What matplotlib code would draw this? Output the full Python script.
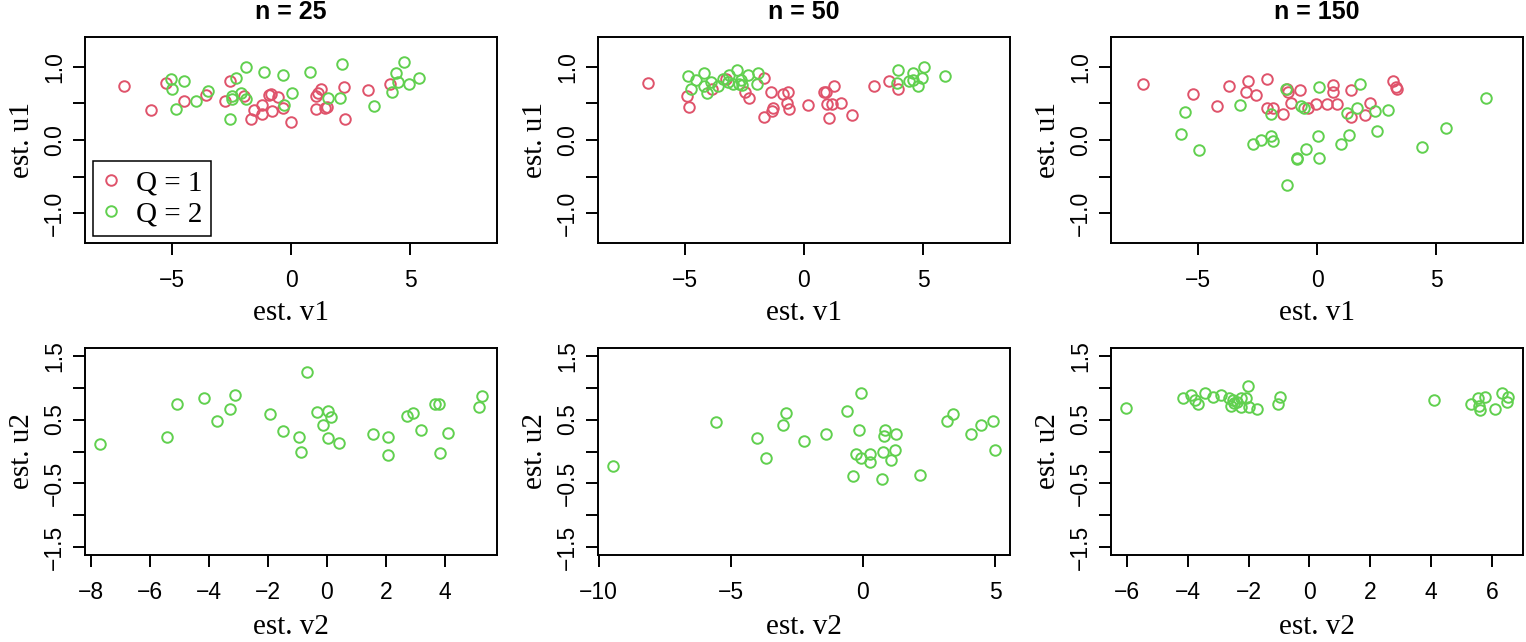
import numpy as np
import matplotlib
matplotlib.use("Agg")
import matplotlib.pyplot as plt
from matplotlib.lines import Line2D

# ---------- colours (R palette 2 / 3) ----------
RED = "#DF536B"
GREEN = "#61D04F"

# ---------- data: top row (est. v1 vs est. u1) ----------
n25_q1_v = [-7.02, -5.86, -5.24, -4.48, -3.56, -2.77, -2.58, -1.96, -1.68, -1.54, -1.22, -1.22, -0.92, -0.86,
            -0.80, -0.55, -0.34, -0.02, 1.03, 1.03, 1.15, 1.26, 1.43, 1.51, 2.24, 2.27, 3.24, 4.17]
n25_q1_u = [0.74, 0.41, 0.78, 0.53, 0.62, 0.53, 0.80, 0.60, 0.28, 0.41, 0.48, 0.35, 0.62, 0.63,
            0.39, 0.59, 0.44, 0.25, 0.42, 0.60, 0.64, 0.69, 0.43, 0.45, 0.72, 0.28, 0.68, 0.77]
n25_q2_v = [-5.03, -4.99, -4.50, -4.82, -4.01, -3.49, -2.55, -2.48, -2.46, -2.31, -2.09, -1.91, -1.88, -1.12,
            -0.35, -0.31, 0.03, 0.81, 1.54, 2.04, 2.13, 3.49, 4.26, 4.41, 4.48, 4.76, 4.97, 5.38]
n25_q2_u = [0.83, 0.70, 0.80, 0.42, 0.53, 0.67, 0.29, 0.60, 0.56, 0.85, 0.64, 0.99, 0.56, 0.93,
            0.88, 0.48, 0.64, 0.93, 0.57, 0.57, 1.04, 0.46, 0.66, 0.92, 0.79, 1.06, 0.76, 0.85]

n50_q1_v = [-6.57, -4.91, -4.84, -3.87, -3.27, -2.46, -2.32, -1.67, -1.66, -1.38, -1.34, -1.29, -0.87, -0.66,
            -0.70, -0.62, 0.17, 0.84, 0.94, 1.27, 0.96, 1.19, 1.55, 1.04, 2.03, 2.93, 3.56, 3.94]
n50_q1_u = [0.78, 0.60, 0.45, 0.70, 0.83, 0.65, 0.57, 0.84, 0.32, 0.65, 0.40, 0.44, 0.63, 0.65,
            0.51, 0.42, 0.48, 0.65, 0.65, 0.74, 0.49, 0.49, 0.50, 0.30, 0.34, 0.73, 0.80, 0.70]
n50_q2_v = [-4.85, -4.74, -4.53, -4.22, -4.19, -4.06, -3.91, -3.63, -3.40, -3.16, -3.19, -3.00, -2.80, -2.74,
            -2.63, -2.60, -2.36, -1.95, -1.97, 3.95, 3.92, 4.40, 4.57, 4.57, 4.78, 4.95, 5.05, 5.91]
n50_q2_u = [0.87, 0.70, 0.82, 0.91, 0.73, 0.64, 0.79, 0.73, 0.83, 0.89, 0.79, 0.77, 0.96, 0.77,
            0.82, 0.75, 0.89, 0.92, 0.77, 0.96, 0.78, 0.81, 0.92, 0.82, 0.73, 0.85, 0.99, 0.87]

n150_q1_v = [-7.32, -5.19, -4.18, -3.71, -2.98, -2.90, -2.57, -2.08, -2.08, -1.84, -1.42, -1.27, -1.23, -1.08,
             -0.70, -0.37, -0.06, 0.43, 0.67, 0.66, 0.86, 1.41, 1.43, 2.01, 2.21, 3.21, 3.33, 3.37]
n150_q1_u = [0.76, 0.63, 0.47, 0.73, 0.66, 0.81, 0.61, 0.83, 0.44, 0.43, 0.35, 0.69, 0.65, 0.51,
             0.68, 0.43, 0.49, 0.49, 0.75, 0.65, 0.49, 0.68, 0.31, 0.34, 0.51, 0.81, 0.72, 0.70]
n150_q2_v = [-5.56, -5.70, -4.97, -3.24, -2.67, -2.36, -1.94, -1.86, -1.92, -1.31, -1.25, -0.86, -0.82, -0.68,
             -0.56, -0.45, 0.07, 0.05, 0.08, 1.01, 1.27, 1.33, 1.66, 1.80, 2.43, 2.51, 2.97, 4.40, 5.41, 7.10]
n150_q2_u = [0.38, 0.08, -0.14, 0.48, -0.05, 0.00, 0.06, -0.02, 0.35, 0.69, -0.62, -0.24, -0.26, 0.46,
             0.44, -0.12, 0.72, 0.06, -0.24, -0.06, 0.37, 0.07, 0.44, 0.76, 0.39, 0.12, 0.41, -0.09, 0.16, 0.57]

# ---------- data: bottom row (est. v2 vs est. u2, Q = 2 only) ----------
n25_v2 = [-7.67, -5.42, -5.06, -4.14, -3.71, -3.27, -3.12, -1.91, -1.49, -0.93, -0.87, -0.68, -0.33, 0.03, 0.16,
          -0.12, 0.03, 0.43, 1.58, 2.08, 2.08, 2.73, 2.93, 3.20, 3.66, 3.81, 3.84, 4.11, 5.17, 5.25]
n25_u2 = [0.11, 0.22, 0.74, 0.84, 0.47, 0.66, 0.88, 0.59, 0.32, 0.23, 0.00, 1.24, 0.62, 0.64, 0.54,
          0.41, 0.21, 0.14, 0.27, 0.23, -0.05, 0.56, 0.60, 0.34, 0.75, 0.74, -0.03, 0.29, 0.70, 0.87]

n50_v2 = [-9.45, -5.55, -4.01, -3.65, -3.04, -2.90, -2.23, -1.40, -0.61, -0.08, -0.14, -0.25, -0.08, -0.38, 0.27,
          0.25, 0.73, 0.75, 0.85, 0.80, 1.05, 1.20, 1.25, 2.17, 3.20, 3.42, 4.11, 4.46, 4.91, 4.99]
n50_u2 = [-0.22, 0.46, 0.21, -0.10, 0.41, 0.61, 0.17, 0.28, 0.64, 0.92, 0.33, -0.04, -0.10, -0.39, -0.04,
          -0.16, -0.43, -0.01, 0.33, 0.25, -0.13, 0.03, 0.27, -0.36, 0.47, 0.59, 0.27, 0.41, 0.48, 0.02]

n150_v2 = [-6.02, -4.15, -3.88, -3.77, -3.67, -3.43, -3.18, -2.91, -2.64, -2.57, -2.47, -2.51, -2.38, -2.25, -2.25,
           -2.09, -2.01, -1.98, -1.72, -1.02, -0.96, 4.10, 5.31, 5.55, 5.56, 5.60, 5.77, 6.09, 6.33, 6.49, 6.52]
n150_u2 = [0.68, 0.83, 0.88, 0.81, 0.74, 0.91, 0.86, 0.89, 0.83, 0.71, 0.76, 0.80, 0.78, 0.70, 0.84,
           0.84, 1.03, 0.70, 0.66, 0.74, 0.86, 0.81, 0.75, 0.84, 0.72, 0.65, 0.85, 0.66, 0.91, 0.77, 0.85]

titles = ["n = 25", "n = 50", "n = 150"]
top_data = [(n25_q1_v, n25_q1_u, n25_q2_v, n25_q2_u),
            (n50_q1_v, n50_q1_u, n50_q2_v, n50_q2_u),
            (n150_q1_v, n150_q1_u, n150_q2_v, n150_q2_u)]
bottom_data = [(n25_v2, n25_u2), (n50_v2, n50_u2), (n150_v2, n150_u2)]
bottom_xticks = [[-8, -6, -4, -2, 0, 2, 4], [-10, -5, 0, 5], [-6, -4, -2, 0, 2, 4, 6]]

SERIF = "Liberation Serif"
SANS = "Liberation Sans"
plt.rcParams["font.family"] = SANS
plt.rcParams["axes.linewidth"] = 1.4

W, H = 1526, 642
fig = plt.figure(figsize=(W / 100, H / 100), dpi=100)

col_left = [85, 598, 1111]
ax_w = 412
top_row = (37, 243)
bot_row = (348, 555)

MS = 7.6
MEW = 1.4


def r_range(vals, pad=0.04):
    lo, hi = min(vals), max(vals)
    r = hi - lo
    return lo - pad * r, hi + pad * r


def style_axes(ax, yticks, ylabels, xlabel, ylabel, xlab_y):
    ax.tick_params(axis="both", direction="out", length=8.5, width=1.4, labelsize=16.5)
    ax.tick_params(axis="x", pad=10)
    ax.tick_params(axis="y", pad=5)
    ax.set_yticks(yticks)
    ax.set_yticklabels(ylabels, rotation=90, va="center")
    ax.set_xlabel(xlabel, family=SERIF, fontsize=21, va="center")
    ax.xaxis.set_label_coords(0.5, xlab_y)
    ax.set_ylabel(ylabel, family=SERIF, fontsize=21, va="center")
    ax.yaxis.set_label_coords(-0.153, 0.5)


def make_ax(x0, rows):
    top, bot = rows
    return fig.add_axes([x0 / W, 1 - bot / H, ax_w / W, (bot - top) / H])


for i in range(3):
    # ---- top row ----
    ax = make_ax(col_left[i], top_row)
    v1, u1, v2, u2 = top_data[i]
    ax.plot(v1, u1, "o", ls="none", ms=MS, mew=MEW, mfc="none", mec=RED)
    ax.plot(v2, u2, "o", ls="none", ms=MS, mew=MEW, mfc="none", mec=GREEN)
    ax.set_xlim(-8.65, 8.65)
    ax.set_ylim(-1.404, 1.404)
    ax.set_xticks([-5, 0, 5])
    style_axes(ax, [-1, -0.5, 0, 0.5, 1], ["\u22121.0", "", "0.0", "", "1.0"],
               "est. v1", "est. u1", -0.34)
    ax.set_title(titles[i], fontsize=18, fontweight="bold", y=1.12, va="center", pad=0)

    if i == 0:
        handles = [Line2D([], [], marker="o", ls="none", ms=MS, mew=MEW, mfc="none", mec=c)
                   for c in (RED, GREEN)]
        leg = ax.legend(handles, ["Q = 1", "Q = 2"], loc="lower left",
                        bbox_to_anchor=(0.02, 0.035), borderaxespad=0,
                        prop={"family": SERIF, "size": 21}, fancybox=False,
                        edgecolor="black", framealpha=1, handlelength=0.6,
                        handletextpad=0.55, borderpad=0.3, labelspacing=0.15)
        leg.get_frame().set_linewidth(1.1)

    # ---- bottom row ----
    ax = make_ax(col_left[i], bot_row)
    v, u = bottom_data[i]
    ax.plot(v, u, "o", ls="none", ms=MS, mew=MEW, mfc="none", mec=GREEN)
    ax.set_xlim(*r_range(v))
    ax.set_ylim(-1.62, 1.62)
    ax.set_xticks(bottom_xticks[i])
    style_axes(ax, [-1.5, -1, -0.5, 0, 0.5, 1, 1.5],
               ["\u22121.5", "", "\u22120.5", "", "0.5", "", "1.5"],
               "est. v2", "est. u2", -0.35)

fig.savefig("out.png", dpi=100)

--------------------

**Exercise goal**
Omit the pictures, then repeat exactly each line from the beginning of the listing through the line with "1.06, 0.76, 0.85]".

**Output for this exercise**
What matplotlib code would draw this? Output the full Python script.
import numpy as np
import matplotlib
matplotlib.use("Agg")
import matplotlib.pyplot as plt
from matplotlib.lines import Line2D

# ---------- colours (R palette 2 / 3) ----------
RED = "#DF536B"
GREEN = "#61D04F"

# ---------- data: top row (est. v1 vs est. u1) ----------
n25_q1_v = [-7.02, -5.86, -5.24, -4.48, -3.56, -2.77, -2.58, -1.96, -1.68, -1.54, -1.22, -1.22, -0.92, -0.86,
            -0.80, -0.55, -0.34, -0.02, 1.03, 1.03, 1.15, 1.26, 1.43, 1.51, 2.24, 2.27, 3.24, 4.17]
n25_q1_u = [0.74, 0.41, 0.78, 0.53, 0.62, 0.53, 0.80, 0.60, 0.28, 0.41, 0.48, 0.35, 0.62, 0.63,
            0.39, 0.59, 0.44, 0.25, 0.42, 0.60, 0.64, 0.69, 0.43, 0.45, 0.72, 0.28, 0.68, 0.77]
n25_q2_v = [-5.03, -4.99, -4.50, -4.82, -4.01, -3.49, -2.55, -2.48, -2.46, -2.31, -2.09, -1.91, -1.88, -1.12,
            -0.35, -0.31, 0.03, 0.81, 1.54, 2.04, 2.13, 3.49, 4.26, 4.41, 4.48, 4.76, 4.97, 5.38]
n25_q2_u = [0.83, 0.70, 0.80, 0.42, 0.53, 0.67, 0.29, 0.60, 0.56, 0.85, 0.64, 0.99, 0.56, 0.93,
            0.88, 0.48, 0.64, 0.93, 0.57, 0.57, 1.04, 0.46, 0.66, 0.92, 0.79, 1.06, 0.76, 0.85]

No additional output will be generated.